YOUR TASK:
Gather each line of the records where "this" appears.

RECORDED INFORMATION:
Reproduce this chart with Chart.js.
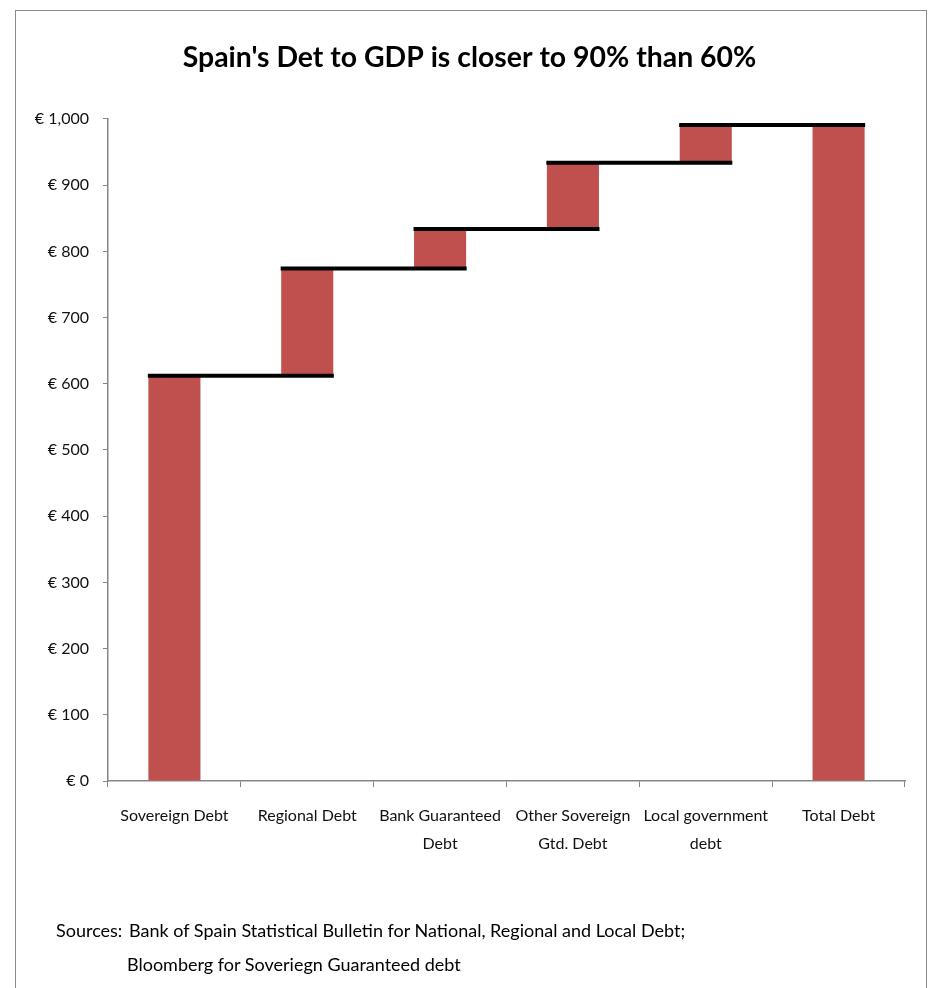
<!DOCTYPE html>
<html>
<head>
<meta charset="utf-8">
<script src="https://cdn.jsdelivr.net/npm/chart.js@4/dist/chart.umd.min.js"></script>
<style>
  html, body { margin: 0; padding: 0; background: #ffffff; }
  body { width: 929px; height: 988px; position: relative; overflow: hidden; }
  #frame { position: absolute; left: 15px; top: 10px; width: 912px; height: 1000px;
           border: 1.5px solid #8c8c8c; box-sizing: border-box; }
  #chart { position: absolute; left: 0; top: 0; }
  .src { position: absolute; font-family: Lato, 'Open Sans', sans-serif;
         font-size: 18px; color: #000; white-space: nowrap; line-height: 20px; }
</style>
</head>
<body>
<div id="frame"></div>
<canvas id="chart" width="929" height="988"></canvas>
<div class="src" style="left:56px; top:920px;">Sources:</div>
<div class="src" style="left:129px; top:920px;">Bank of Spain Statistical Bulletin for National, Regional and Local Debt;</div>
<div class="src" style="left:127px; top:954px;">Bloomberg for Soveriegn Guaranteed debt</div>
<script>
// Debt components, € billions
const categories = [
  'Sovereign Debt',
  'Regional Debt',
  ['Bank Guaranteed', 'Debt'],
  ['Other Sovereign', 'Gtd. Debt'],
  ['Local government', 'debt'],
  'Total Debt'
];
const components = [612, 162, 60, 100, 57];
const totalDebt = 991;
const yTicks = [0, 100, 200, 300, 400, 500, 600, 700, 800, 900, 1000];

const FONT = "Lato, 'Open Sans', sans-serif";
const BAR_RED = '#C0504D';
const AXIS_GREY = '#868686';

// floating bars: each component starts where the previous one ended
const ranges = [];
let running = 0;
components.forEach(v => { ranges.push([running, running + v]); running += v; });
ranges.push([0, totalDebt]);

// step connectors: level of each running total, spanning to the next bar
const stepSets = ranges.slice(0, components.length).map((r, i) => ({
  type: 'line',
  xAxisID: 'xl',
  data: [{ x: i - 0.2, y: r[1] }, { x: i + 1.2, y: r[1] }],
  borderColor: '#000000',
  borderWidth: 4,
  borderCapStyle: 'butt',
  pointRadius: 0,
  fill: false,
  order: 0
}));

new Chart(document.getElementById('chart'), {
  type: 'bar',
  data: {
    labels: categories,
    datasets: [
      {
        data: ranges,
        backgroundColor: BAR_RED,
        borderWidth: 0,
        grouped: false,
        barPercentage: 0.4,
        categoryPercentage: 0.98,
        order: 1
      },
      ...stepSets
    ]
  },
  options: {
    responsive: false,
    animation: false,
    events: [],
    layout: { padding: { left: 34, right: 24, top: 0, bottom: 107 } },
    plugins: {
      legend: { display: false },
      tooltip: { enabled: false },
      title: {
        display: true,
        text: "Spain's Det to GDP is closer to 90% than 60%",
        color: '#000000',
        font: { family: FONT, size: 28.4, weight: 'bold', lineHeight: 1.2 },
        padding: { top: 40.5, bottom: 44.4 }
      }
    },
    scales: {
      x: {
        type: 'category',
        offset: true,
        grid: { display: true, offset: true, drawOnChartArea: false, tickLength: 6, color: AXIS_GREY, lineWidth: 1 },
        border: { display: true, color: AXIS_GREY, width: 1.5 },
        ticks: { color: '#111111', padding: 14, maxRotation: 0, autoSkip: false,
                 font: { family: FONT, size: 16, lineHeight: 1.8 } },
        afterFit: s => { s.height = 100; }
      },
      xl: { type: 'linear', min: -0.5, max: 5.5, offset: false, display: false },
      y: {
        min: 0, max: 1000,
        afterBuildTicks: s => { s.ticks = yTicks.map(v => ({ value: v })); },
        grid: { display: true, drawOnChartArea: false, tickLength: 5, color: AXIS_GREY, lineWidth: 1 },
        border: { display: true, color: AXIS_GREY, width: 1.5 },
        ticks: { color: '#111111', padding: 14,
                 font: { family: FONT, size: 16 },
                 callback: v => '€ ' + v.toLocaleString('en-US') },
        afterFit: s => { s.width = 74; }
      }
    }
  }
});
</script>
</body>
</html>
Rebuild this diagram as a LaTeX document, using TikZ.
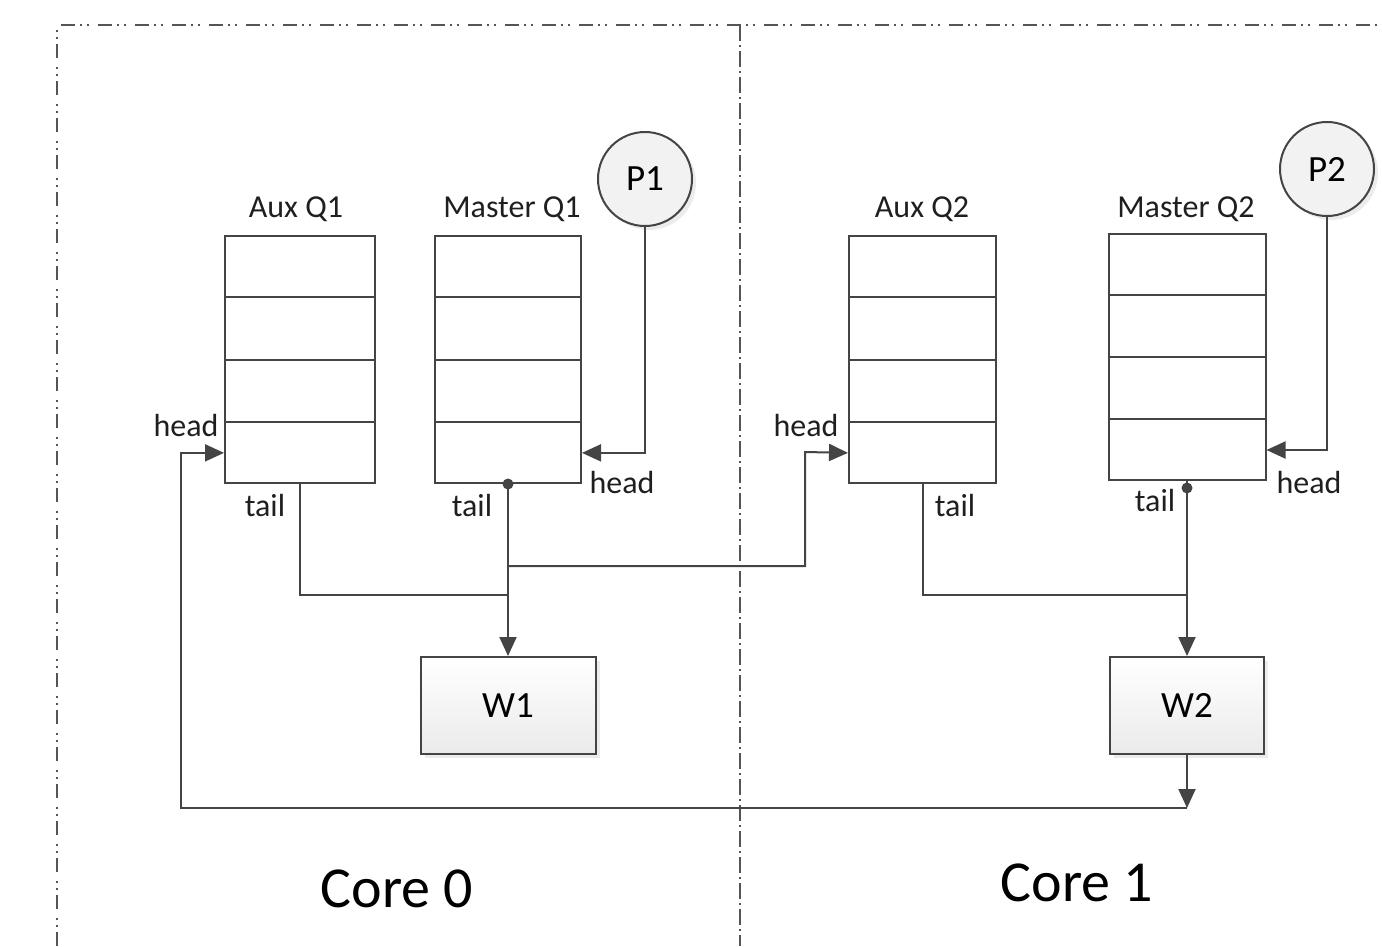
\documentclass[tikz,border=0pt]{standalone}
\usepackage{fontspec}
\setmainfont{Carlito}
\usetikzlibrary{arrows.meta,calc,shadows}
\definecolor{ln}{HTML}{444444}
\definecolor{fr}{HTML}{555555}
\begin{document}
\begin{tikzpicture}[x=1pt,y=-1pt,
  line/.style={draw=ln,line width=2pt},
  arr/.style={line,-{Triangle[length=19pt,width=17pt]}},
  queue/.style={draw=ln,line width=2pt,fill=white,minimum height=247pt,inner sep=0pt},
  lbl/.style={font=\fontsize{32}{36}\selectfont,text=black!88,inner sep=0pt},
  wbox/.style={draw=ln,line width=2pt,top color=white,bottom color=black!8,minimum height=97pt,inner sep=0pt,
    font=\fontsize{37}{40}\selectfont,drop shadow={shadow xshift=4pt,shadow yshift=-4pt,fill=black!15}},
  pcirc/.style={circle,draw=ln,line width=2pt,fill=black!5,minimum size=94pt,inner sep=0pt,
    font=\fontsize{37}{40}\selectfont,drop shadow={shadow xshift=4pt,shadow yshift=-4pt,fill=black!15}},
  corelbl/.style={font=\fontsize{58}{64}\selectfont,inner sep=0pt},
  frameA/.style={draw=fr,line width=1.7pt,dash pattern=on 14pt off 5pt on 2pt off 5pt on 2pt off 9pt},
  frameB/.style={draw=fr,line width=1.7pt,dash pattern=on 16pt off 4pt on 2pt off 4pt},
]
\useasboundingbox (0,0) rectangle (1382,946);

% frame
\draw[frameA] (57,946) -- (57,25) -- (1382,25);
\draw[frameB] (740,25) -- (740,946);

% queues
\node[queue,minimum width=150pt] (aq1) at (300,359.5) {};
\node[queue,minimum width=146pt] (mq1) at (508,359.5) {};
\node[queue,minimum width=147pt] (aq2) at (922.5,359.5) {};
\node[queue,minimum width=157pt,minimum height=246pt] (mq2) at (1187,357) {};
\foreach \q in {aq1,mq1,aq2,mq2}{
  \foreach \f in {0.25,0.5,0.75}{
    \draw[line] ($(\q.north west)!\f!(\q.south west)$) -- ($(\q.north east)!\f!(\q.south east)$);
  }
}
\coordinate (aq1h) at ($(aq1.north west)!0.875!(aq1.south west)$);
\coordinate (mq1h) at ($(mq1.north east)!0.875!(mq1.south east)$);
\coordinate (aq2h) at ($(aq2.north west)!0.875!(aq2.south west)$);
\coordinate (mq2h) at ($(mq2.north east)!0.875!(mq2.south east)$);

% queue titles
\node[lbl] (taq1) at (296,209) {Aux Q1};
\node[lbl] (tmq1) at (512,209) {Master Q1};
\node[lbl] (taq2) at (922,209) {Aux Q2};
\node[lbl] (tmq2) at (1186,209) {Master Q2};

% producers and workers
\node[pcirc] (p1) at (645,179) {P1};
\node[pcirc] (p2) at (1327,169) {P2};
\node[wbox,minimum width=175pt] (w1) at (508,705.5) {W1};
\node[wbox,minimum width=154pt] (w2) at (1187,705.5) {W2};

% connectors
\draw[arr] (p1.south) |- (mq1h);
\draw[arr] (p2.south) |- (mq2h);

\draw[arr] (mq1.south) -- (w1.north);
\fill[ln] (mq1.south) circle (5.5pt);
\coordinate (j1) at (508,595);
\draw[line] (aq1.south) |- (j1);
\coordinate (j2) at (508,566);
\coordinate (k2) at (805,452);
\draw[arr] (j2) -| (k2) -- (aq2h);

\coordinate (mq2t) at ($(mq2.south)+(0,7)$);
\draw[line] (mq2.south) -- (mq2t);
\draw[arr] (mq2t) -- (w2.north);
\fill[ln] (mq2t) circle (5.5pt);
\coordinate (j3) at (1187,595);
\draw[line] (aq2.south) |- (j3);

\coordinate (b) at (1187,808);
\coordinate (c) at (181,808);
\draw[arr] (w2.south) -- (b);
\draw[arr] (b) -- (c) |- (aq1h);

% head / tail labels
\node[lbl] (h1) at (186,425) {head};
\node[lbl] (t1) at (265,505) {tail};
\node[lbl] (t2) at (472,505) {tail};
\node[lbl] (h2) at (622,482) {head};
\node[lbl] (h3) at (806,425) {head};
\node[lbl] (t3) at (955,505) {tail};
\node[lbl] (t4) at (1155,500) {tail};
\node[lbl] (h4) at (1309,482) {head};

% core labels
\node[corelbl] (c0) at (397,889) {Core 0};
\node[corelbl] (c1) at (1077,883) {Core 1};
\end{tikzpicture}
\end{document}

CORRECT RESULT:
Reproduce this chart with Chart.js.
Rebuild this diagram as a LaTeX document, using TikZ.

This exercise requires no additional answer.